» Directive: Write out each line word for word. Drop pictures.

## Start

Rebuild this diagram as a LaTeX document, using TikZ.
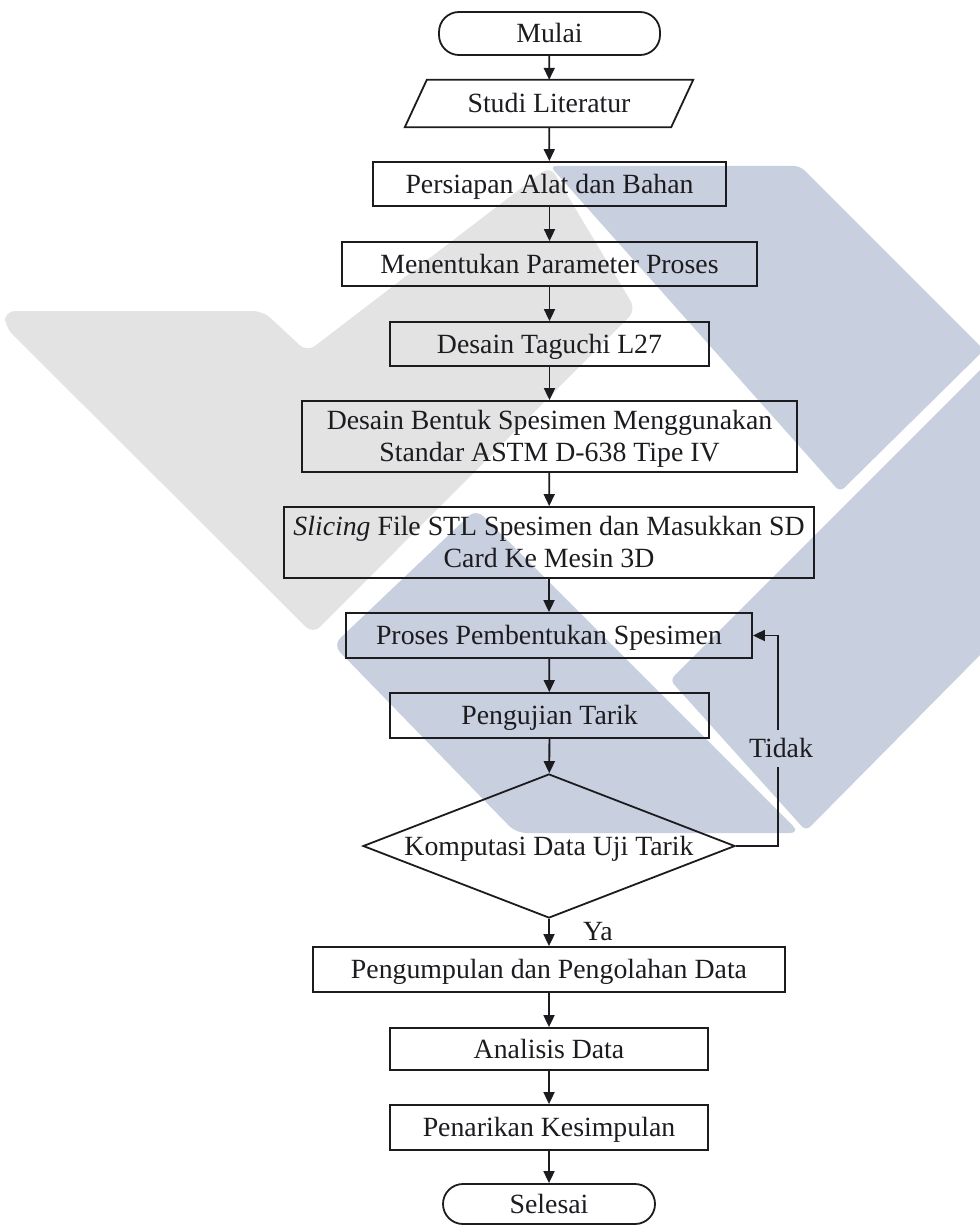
\documentclass[tikz,border=0pt]{standalone}
\usepackage{fontspec}
\setmainfont{Liberation Serif}
\usetikzlibrary{arrows.meta,shapes.geometric,calc}
\definecolor{wmgray}{RGB}{227,227,227}
\definecolor{wmblue}{RGB}{200,207,222}
\definecolor{ink}{RGB}{28,28,32}
\begin{document}
\begin{tikzpicture}[x=1pt,y=-1pt,
  txt/.style={text=ink, font=\fontsize{27.8}{32}\selectfont, text height=18.5pt, text depth=0pt, align=center},
  proc/.style={txt, draw=ink, line width=1.8pt, inner sep=0pt, rectangle},
  twoline/.style={text height=50.5pt},
  term/.style={proc, rounded corners=20pt},
  decis/.style={txt, draw=ink, line width=1.8pt, inner sep=0pt, diamond, aspect=2.58},
  conn/.style={draw=ink, line width=1.8pt},
  arr/.style={conn, -{Triangle[length=12pt,width=11pt]}}
]
\useasboundingbox (0,0) rectangle (979,1225);
% watermark
\fill[wmgray, rounded corners=10pt] (130,311) -- (263,311) -- (307,352) -- (550,166) -- (636,310) -- (313,634) -- (5,327) -- (5,311) -- cycle;
\fill[wmblue, rounded corners=6pt] (550,166) -- (800,166) -- (984,350) -- (840,492) -- cycle;
\fill[wmblue, rounded corners=6pt] (670,680) -- (984,366) -- (984,651) -- (806,831) -- cycle;
\fill[wmblue, rounded corners=10pt] (333,645) -- (476,509) -- (800,833) -- (516,833) -- cycle;

% nodes
\node[term, minimum width=221pt, minimum height=43pt] (mulai) at (549.5,33.5) {Mulai};
\node[txt, inner sep=0pt, minimum width=288pt, minimum height=47pt] (studi) at (549,103.5) {Studi Literatur};
\draw[draw=ink, line width=1.8pt] ([xshift=22pt]studi.north west) -- (studi.north east) -- ([xshift=-22pt]studi.south east) -- (studi.south west) -- cycle;
\node[proc, minimum width=353pt, minimum height=44pt] (persiapan) at (549.5,184) {Persiapan Alat dan Bahan};
\node[proc, minimum width=415pt, minimum height=44pt] (param) at (549.5,264) {Menentukan Parameter Proses};
\node[proc, minimum width=319pt, minimum height=44pt] (taguchi) at (549.5,344) {Desain Taguchi L27};
\node[proc, twoline, minimum width=495pt, minimum height=71pt] (bentuk) at (549.5,436.5) {Desain Bentuk Spesimen Menggunakan\\Standar ASTM D-638 Tipe IV};
\node[proc, twoline, minimum width=530pt, minimum height=71pt] (slicing) at (549,542.5) {\textit{Slicing} File STL Spesimen dan Masukkan SD\\Card Ke Mesin 3D};
\node[proc, minimum width=406pt, minimum height=45pt] (proses) at (549,635.5) {Proses Pembentukan Spesimen};
\node[proc, minimum width=319pt, minimum height=45pt] (uji) at (549.5,715.5) {Pengujian Tarik};
\node[decis, minimum width=372pt, minimum height=144pt] (komp) at (549,846) {Komputasi Data Uji Tarik};
\node[proc, minimum width=472pt, minimum height=45pt] (kumpul) at (549,969.5) {Pengumpulan dan Pengolahan Data};
\node[proc, minimum width=318pt, minimum height=42pt] (analisis) at (549,1049) {Analisis Data};
\node[proc, minimum width=318pt, minimum height=45pt] (tarik) at (549,1127.5) {Penarikan Kesimpulan};
\node[term, minimum width=212pt, minimum height=40pt] (selesai) at (549,1204) {Selesai};

\node[txt, inner sep=0pt] (tidak) at (781,748.5) {Tidak};
\node[txt, inner sep=0pt] (ya) at (598,931) {Ya};
\coordinate (t1) at (778,767);
\coordinate (t2) at (778,730);

% connectors
\draw[arr] (mulai) -- (studi);
\draw[arr] (studi) -- (persiapan);
\draw[arr] (persiapan) -- (param);
\draw[arr] (param) -- (taguchi);
\draw[arr] (taguchi) -- (bentuk);
\draw[arr] (bentuk) -- (slicing);
\draw[arr] (slicing) -- (proses);
\draw[arr] (proses) -- (uji);
\draw[arr] (uji) -- (komp);
\draw[arr] (komp) -- (kumpul);
\draw[arr] (kumpul) -- (analisis);
\draw[arr] (analisis) -- (tarik);
\draw[arr] (tarik) -- (selesai);
\draw[conn] (komp.east) -| (t1);
\draw[arr] (t2) |- (proses.east);
\end{tikzpicture}
\end{document}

## End

» Correct output:
Rebuild this diagram as a LaTeX document, using TikZ.
\documentclass[tikz,border=0pt]{standalone}
\usepackage{fontspec}
\setmainfont{Liberation Serif}
\usetikzlibrary{arrows.meta,shapes.geometric,calc}
\definecolor{wmgray}{RGB}{227,227,227}
\definecolor{wmblue}{RGB}{200,207,222}
\definecolor{ink}{RGB}{28,28,32}
\begin{document}
\begin{tikzpicture}[x=1pt,y=-1pt,
  txt/.style={text=ink, font=\fontsize{27.8}{32}\selectfont, text height=18.5pt, text depth=0pt, align=center},
  proc/.style={txt, draw=ink, line width=1.8pt, inner sep=0pt, rectangle},
  twoline/.style={text height=50.5pt},
  term/.style={proc, rounded corners=20pt},
  decis/.style={txt, draw=ink, line width=1.8pt, inner sep=0pt, diamond, aspect=2.58},
  conn/.style={draw=ink, line width=1.8pt},
  arr/.style={conn, -{Triangle[length=12pt,width=11pt]}}
]
\useasboundingbox (0,0) rectangle (979,1225);
% watermark
\fill[wmgray, rounded corners=10pt] (130,311) -- (263,311) -- (307,352) -- (550,166) -- (636,310) -- (313,634) -- (5,327) -- (5,311) -- cycle;
\fill[wmblue, rounded corners=6pt] (550,166) -- (800,166) -- (984,350) -- (840,492) -- cycle;
\fill[wmblue, rounded corners=6pt] (670,680) -- (984,366) -- (984,651) -- (806,831) -- cycle;
\fill[wmblue, rounded corners=10pt] (333,645) -- (476,509) -- (800,833) -- (516,833) -- cycle;

% nodes
\node[term, minimum width=221pt, minimum height=43pt] (mulai) at (549.5,33.5) {Mulai};
\node[txt, inner sep=0pt, minimum width=288pt, minimum height=47pt] (studi) at (549,103.5) {Studi Literatur};
\draw[draw=ink, line width=1.8pt] ([xshift=22pt]studi.north west) -- (studi.north east) -- ([xshift=-22pt]studi.south east) -- (studi.south west) -- cycle;
\node[proc, minimum width=353pt, minimum height=44pt] (persiapan) at (549.5,184) {Persiapan Alat dan Bahan};
\node[proc, minimum width=415pt, minimum height=44pt] (param) at (549.5,264) {Menentukan Parameter Proses};
\node[proc, minimum width=319pt, minimum height=44pt] (taguchi) at (549.5,344) {Desain Taguchi L27};
\node[proc, twoline, minimum width=495pt, minimum height=71pt] (bentuk) at (549.5,436.5) {Desain Bentuk Spesimen Menggunakan\\Standar ASTM D-638 Tipe IV};
\node[proc, twoline, minimum width=530pt, minimum height=71pt] (slicing) at (549,542.5) {\textit{Slicing} File STL Spesimen dan Masukkan SD\\Card Ke Mesin 3D};
\node[proc, minimum width=406pt, minimum height=45pt] (proses) at (549,635.5) {Proses Pembentukan Spesimen};
\node[proc, minimum width=319pt, minimum height=45pt] (uji) at (549.5,715.5) {Pengujian Tarik};
\node[decis, minimum width=372pt, minimum height=144pt] (komp) at (549,846) {Komputasi Data Uji Tarik};
\node[proc, minimum width=472pt, minimum height=45pt] (kumpul) at (549,969.5) {Pengumpulan dan Pengolahan Data};
\node[proc, minimum width=318pt, minimum height=42pt] (analisis) at (549,1049) {Analisis Data};
\node[proc, minimum width=318pt, minimum height=45pt] (tarik) at (549,1127.5) {Penarikan Kesimpulan};
\node[term, minimum width=212pt, minimum height=40pt] (selesai) at (549,1204) {Selesai};

\node[txt, inner sep=0pt] (tidak) at (781,748.5) {Tidak};
\node[txt, inner sep=0pt] (ya) at (598,931) {Ya};
\coordinate (t1) at (778,767);
\coordinate (t2) at (778,730);

% connectors
\draw[arr] (mulai) -- (studi);
\draw[arr] (studi) -- (persiapan);
\draw[arr] (persiapan) -- (param);
\draw[arr] (param) -- (taguchi);
\draw[arr] (taguchi) -- (bentuk);
\draw[arr] (bentuk) -- (slicing);
\draw[arr] (slicing) -- (proses);
\draw[arr] (proses) -- (uji);
\draw[arr] (uji) -- (komp);
\draw[arr] (komp) -- (kumpul);
\draw[arr] (kumpul) -- (analisis);
\draw[arr] (analisis) -- (tarik);
\draw[arr] (tarik) -- (selesai);
\draw[conn] (komp.east) -| (t1);
\draw[arr] (t2) |- (proses.east);
\end{tikzpicture}
\end{document}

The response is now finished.